The Audi TT could be extended to a three-model product line with this Shooting Brake
12 October 2005

Not every concept on display at the Tokyo motor show is pie-in-the-sky, if reaction to Audi’s new Shooting Brake Concept is good enough, we could see it joining the TT range when the all-new model goes on sale late next year.

The concept gives the biggest clue yet to how TT Mk2 will look, and perhaps the most obvious change is the adoption of a new interpretation of Audi’s single-frame grille with chromed vertical slats and an aluminium diffuser beneath. The grille is flanked by aggressive air intakes and LED headlights, but oddly lacks any provision for a number plate.

The familiar proportions and accentuated wheelarches of the current TT remain, but the new car is 140mm longer, with sculpted side sills and an upswept rear pillar leading to a Clio V6-style hatchback rear end with twin exhausts and a pronounced diffuser.

It may be a hatchback, but don’t expect too much practicality.
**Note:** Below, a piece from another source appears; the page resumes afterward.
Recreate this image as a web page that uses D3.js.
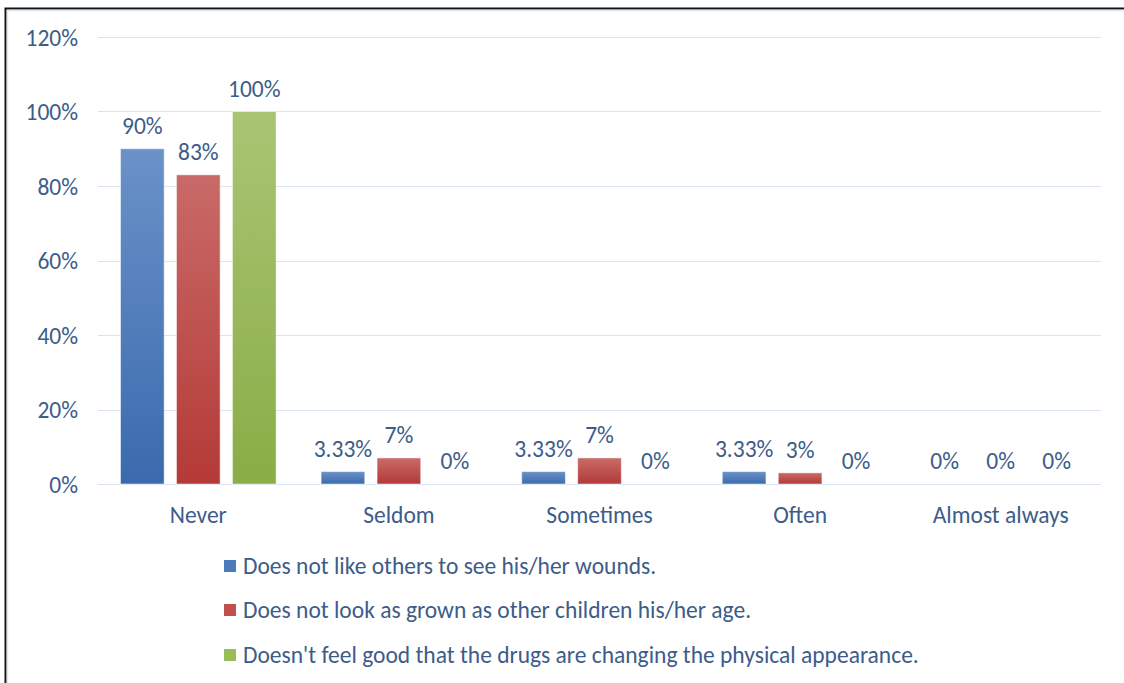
<!DOCTYPE html>
<html><head><meta charset="utf-8">
<script src="https://cdn.jsdelivr.net/npm/d3@7"></script>
<style>
html,body{margin:0;padding:0;background:#fff;}
svg{display:block;}
text{font-family:Carlito, Calibri, Lato, "Open Sans", sans-serif;}
</style></head>
<body>
<script>
const categories = ["Never", "Seldom", "Sometimes", "Often", "Almost always"];
const seriesNames = [
  "Does not like others to see his/her wounds.",
  "Does not look as grown as other children his/her age.",
  "Doesn't feel good that the drugs are changing the physical appearance."
];
const seriesA = [90, 3.33, 3.33, 3.33, 0];
const seriesB = [83, 7, 7, 3, 0];
const seriesC = [100, 0, 0, 0, 0];
const labelsA = ["90%", "3.33%", "3.33%", "3.33%", "0%"];
const labelsB = ["83%", "7%", "7%", "3%", "0%"];
const labelsC = ["100%", "0%", "0%", "0%", "0%"];
const yTicks = [0, 20, 40, 60, 80, 100, 120];

const W = 1124, H = 683;
const FS = "23.5px";
const textColor = "#3d5c89";
const gradStops = [
  ["#6b92c8", "#3a6aae"],
  ["#c96a68", "#b43a37"],
  ["#a9c574", "#8aad46"]
];
const legendColors = ["#4a7bbd", "#c0504d", "#9bbb59"];

const svg = d3.select("body").append("svg").attr("width", W).attr("height", H);

// border
svg.append("rect").attr("x", 5.5).attr("y", 8.5).attr("width", W + 10).attr("height", H + 10)
  .attr("fill", "#fff").attr("stroke", "#111").attr("stroke-width", 2);
svg.append("line").attr("x1", 7.5).attr("x2", 7.5).attr("y1", 10).attr("y2", H)
  .attr("stroke", "#dde6f3").attr("stroke-width", 1.5);
svg.append("line").attr("x1", 7).attr("x2", W).attr("y1", 10.5).attr("y2", 10.5)
  .attr("stroke", "#dde6f3").attr("stroke-width", 1.5);

const defs = svg.append("defs");
gradStops.forEach((g, i) => {
  const lg = defs.append("linearGradient").attr("id", "g" + i)
    .attr("x1", 0).attr("y1", 0).attr("x2", 0).attr("y2", 1);
  lg.append("stop").attr("offset", "0%").attr("stop-color", g[0]);
  lg.append("stop").attr("offset", "100%").attr("stop-color", g[1]);
});

const x0 = d3.scaleBand().domain(categories).range([98, 1101]).paddingInner(0).paddingOuter(0);
const y = d3.scaleLinear().domain([0, 120]).range([484, 37]);
const x1 = d3.scaleBand().domain([0, 1, 2]).range([22.5, x0.bandwidth() - 22.5]).paddingInner(0.22).paddingOuter(0);

// gridlines
svg.append("g").selectAll("line").data(yTicks).join("line")
  .attr("x1", 98).attr("x2", 1101)
  .attr("y1", d => Math.round(y(d)) + 0.5).attr("y2", d => Math.round(y(d)) + 0.5)
  .attr("stroke", "#d9e3f1").attr("stroke-width", 1.2);

// y axis labels
const yAxis = d3.axisLeft(y).tickValues(yTicks).tickFormat(d => d + "%").tickSize(0).tickPadding(0);
const ya = svg.append("g").attr("transform", "translate(78,0)").call(yAxis);
ya.select(".domain").remove();
ya.selectAll("text").attr("fill", textColor).style("font-size", FS)
  .style("font-family", "Carlito, Calibri, Lato, sans-serif").attr("dy", "0.35em");

// x axis labels
const xAxis = d3.axisBottom(x0).tickSize(0).tickPadding(0);
const xa = svg.append("g").attr("transform", "translate(0,515)").call(xAxis);
xa.select(".domain").remove();
xa.selectAll("text").attr("fill", textColor).style("font-size", FS)
  .style("font-family", "Carlito, Calibri, Lato, sans-serif").attr("dy", "0.35em");

const series = [seriesA, seriesB, seriesC];
const labels = [labelsA, labelsB, labelsC];

series.forEach((vals, si) => {
  const g = svg.append("g");
  g.selectAll("rect").data(vals).join("rect")
    .attr("x", (d, i) => x0(categories[i]) + x1(si))
    .attr("y", d => y(d))
    .attr("width", x1.bandwidth())
    .attr("height", d => y(0) - y(d))
    .attr("fill", "url(#g" + si + ")")
    .attr("stroke", "#ffffff").attr("stroke-opacity", 0.5).attr("stroke-width", 1);
  g.selectAll("text").data(vals).join("text")
    .attr("x", (d, i) => x0(categories[i]) + x1(si) + x1.bandwidth() / 2)
    .attr("y", d => y(d) - 23)
    .attr("dy", "0.35em")
    .attr("text-anchor", "middle")
    .attr("fill", textColor)
    .style("font-size", FS)
    .text((d, i) => labels[si][i]);
});

// legend
const legY = [566, 610, 655];
seriesNames.forEach((name, i) => {
  svg.append("rect").attr("x", 224).attr("y", legY[i] - 6).attr("width", 12).attr("height", 12)
    .attr("fill", legendColors[i]);
  svg.append("text").attr("x", 243).attr("y", legY[i]).attr("dy", "0.35em")
    .attr("fill", textColor).style("font-size", FS).text(name);
});
</script>
</body></html>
Although Audi claims the concept is a full four-seater – with rear legroom boosted by a 41mm longer wheelbase than the current car – the boot remains a compact 255 litres (730 litres with the rear seats folded).

Like the A3, the new TT sits on the VW Golf MkV platform with its MacPherson strut front suspension and four-link rear. The Shooting Brake is powered by the current range-topper’s 247bhp 3.2-litre FSI V6, driving all four wheels through a six-speed gearbox and rear-mounted multi-plate clutch. Audi claims 0-62mph in 6.0sec and a 155mph electronically-limited top speed, and there are ceramic brakes discs to boost braking power and lower unsprung weight.

In place of conventional dampers, the concept uses ‘Audi magnetic ride’ adaptive shock absorbers, which are filled with magnetorheological fluid whose viscosity can be controlled by an electromagnetic field, giving continuously variable damping.

The technology continues inside where the more driver-focussed dashboard features a touch-screen satellite navigation system controlled by a version of the A8’s MMI (multi-media interface) system.